● DESCRIPTION OF THE TASK:
The line containing "- margin.bottom, margin.top]);" marks the end: extract everything from the first line of the data through that line, exactly, with no pictures.

● MATERIAL PROVIDED:
╭──

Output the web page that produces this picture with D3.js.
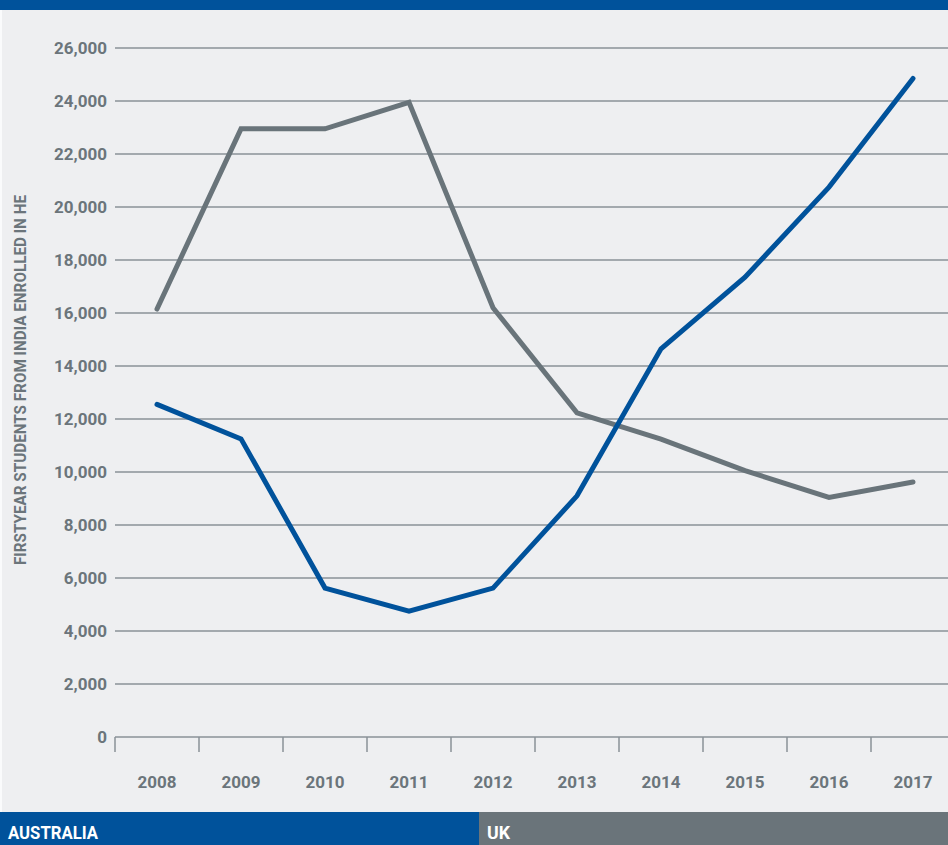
<!DOCTYPE html>
<html>
<head>
<meta charset="utf-8">
<script src="https://cdn.jsdelivr.net/npm/d3@7"></script>
<style>
  body { margin: 0; background: #eeeff1; }
  svg { display: block; }
  text { font-family: Roboto, "Liberation Sans", sans-serif; font-weight: bold; }
</style>
</head>
<body>
<div id="chart"></div>
<script>
const width = 948;
const height = 845;
const margin = { top: 48, right: 0, left: 115, bottom: 108 };

const years = ['2008', '2009', '2010', '2011', '2012', '2013', '2014', '2015', '2016', '2017'];
const australia = [12550, 11250, 5620, 4750, 5620, 9100, 14650, 17350, 20750, 24850];
const uk = [16150, 22950, 22950, 23950, 16200, 12230, 11240, 10050, 9040, 9620];
const yTicks = [0, 2000, 4000, 6000, 8000, 10000, 12000, 14000, 16000, 18000, 20000, 22000, 24000, 26000];
const yLabel = 'FIRSTYEAR STUDENTS FROM INDIA ENROLLED IN HE';
const legendNames = ['AUSTRALIA', 'UK'];

const blue = '#00529b';
const grey = '#69747a';
const textGrey = '#6b757b';
const gridGrey = '#8a9297';

const svg = d3.select('#chart')
    .append('svg')
    .attr('width', width)
    .attr('height', height);

// background + top band
svg.append('rect').attr('width', width).attr('height', height).attr('fill', '#eeeff1');
svg.append('rect').attr('x', 0).attr('y', 0).attr('width', 2).attr('height', height).attr('fill', '#fafbfc');
svg.append('rect').attr('width', width).attr('height', 10).attr('fill', blue);

const xScale = d3.scaleBand()
    .domain(years)
    .range([margin.left, margin.left + 84 * years.length]);

const yScale = d3.scaleLinear()
    .domain([0, 26000])
    .range([height - margin.bottom, margin.top]);

// grid lines
svg.append('g')
    .selectAll('line')
    .data(yTicks)
    .join('line')
    .attr('x1', margin.left)
    .attr('x2', width)
    .attr('y1', d => yScale(d))
    .attr('y2', d => yScale(d))
    .attr('stroke', gridGrey)
    .attr('stroke-width', 1.5);

// y axis labels
svg.append('g')
    .selectAll('text')
    .data(yTicks)
    .join('text')
    .attr('x', 107)
    .attr('y', d => yScale(d))
    .attr('dy', '0.36em')
    .attr('text-anchor', 'end')
    .attr('fill', textGrey)
    .style('font-size', '17px')
    .text(d => d3.format(',')(d));

// x axis ticks
const xAxis = d3.axisBottom(xScale).tickSize(15).tickSizeOuter(0).tickPadding(24);
const gx = svg.append('g')
    .attr('transform', `translate(0,${yScale(0)})`)
    .call(xAxis);
gx.select('.domain').remove();
gx.selectAll('.tick line')
    .attr('transform', `translate(${-xScale.bandwidth() / 2},0)`)
    .attr('stroke', gridGrey)
    .attr('stroke-width', 1.5);
gx.selectAll('.tick text')
    .attr('fill', textGrey)
    .style('font-size', '17px')
    .style('font-family', 'Roboto, sans-serif')
    .style('font-weight', 'bold');

// y axis title
svg.append('text')
    .attr('transform', `translate(26,${380}) rotate(-90)`)
    .attr('text-anchor', 'middle')
    .attr('fill', textGrey)
    .attr('textLength', 370)
    .attr('lengthAdjust', 'spacingAndGlyphs')
    .style('font-size', '16px')
    .text(yLabel);

// lines
const line = d3.line()
    .x((d, i) => xScale(years[i]) + xScale.bandwidth() / 2)
    .y(d => yScale(d));

svg.append('path')
    .datum(uk)
    .attr('d', line)
    .attr('fill', 'none')
    .attr('stroke', grey)
    .attr('stroke-width', 5)
    .attr('stroke-linecap', 'round');

svg.append('path')
    .datum(australia)
    .attr('d', line)
    .attr('fill', 'none')
    .attr('stroke', blue)
    .attr('stroke-width', 5)
    .attr('stroke-linecap', 'round');

// legend band at bottom
const legend = svg.append('g').attr('transform', `translate(0,812)`);
const legendX = d3.scaleOrdinal().domain(legendNames).range([0, 479]);
const legendW = d3.scaleOrdinal().domain(legendNames).range([479, width - 479]);
const legendC = d3.scaleOrdinal().domain(legendNames).range([blue, '#6a747a']);
const legendLen = d3.scaleOrdinal().domain(legendNames).range([90, 23]);

legend.selectAll('rect')
    .data(legendNames)
    .join('rect')
    .attr('x', d => legendX(d))
    .attr('width', d => legendW(d))
    .attr('height', height - 812)
    .attr('fill', d => legendC(d));

legend.selectAll('text')
    .data(legendNames)
    .join('text')
    .attr('x', d => legendX(d) + 8)
    .attr('y', 27)
    .attr('fill', '#ffffff')
    .attr('textLength', d => legendLen(d))
    .attr('lengthAdjust', 'spacingAndGlyphs')
    .style('font-size', '19px')
    .text(d => d);
</script>
</body>
</html>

╰──

● TASK ANSWER:
Output the web page that produces this picture with D3.js.
<!DOCTYPE html>
<html>
<head>
<meta charset="utf-8">
<script src="https://cdn.jsdelivr.net/npm/d3@7"></script>
<style>
  body { margin: 0; background: #eeeff1; }
  svg { display: block; }
  text { font-family: Roboto, "Liberation Sans", sans-serif; font-weight: bold; }
</style>
</head>
<body>
<div id="chart"></div>
<script>
const width = 948;
const height = 845;
const margin = { top: 48, right: 0, left: 115, bottom: 108 };

const years = ['2008', '2009', '2010', '2011', '2012', '2013', '2014', '2015', '2016', '2017'];
const australia = [12550, 11250, 5620, 4750, 5620, 9100, 14650, 17350, 20750, 24850];
const uk = [16150, 22950, 22950, 23950, 16200, 12230, 11240, 10050, 9040, 9620];
const yTicks = [0, 2000, 4000, 6000, 8000, 10000, 12000, 14000, 16000, 18000, 20000, 22000, 24000, 26000];
const yLabel = 'FIRSTYEAR STUDENTS FROM INDIA ENROLLED IN HE';
const legendNames = ['AUSTRALIA', 'UK'];

const blue = '#00529b';
const grey = '#69747a';
const textGrey = '#6b757b';
const gridGrey = '#8a9297';

const svg = d3.select('#chart')
    .append('svg')
    .attr('width', width)
    .attr('height', height);

// background + top band
svg.append('rect').attr('width', width).attr('height', height).attr('fill', '#eeeff1');
svg.append('rect').attr('x', 0).attr('y', 0).attr('width', 2).attr('height', height).attr('fill', '#fafbfc');
svg.append('rect').attr('width', width).attr('height', 10).attr('fill', blue);

const xScale = d3.scaleBand()
    .domain(years)
    .range([margin.left, margin.left + 84 * years.length]);

const yScale = d3.scaleLinear()
    .domain([0, 26000])
    .range([height - margin.bottom, margin.top]);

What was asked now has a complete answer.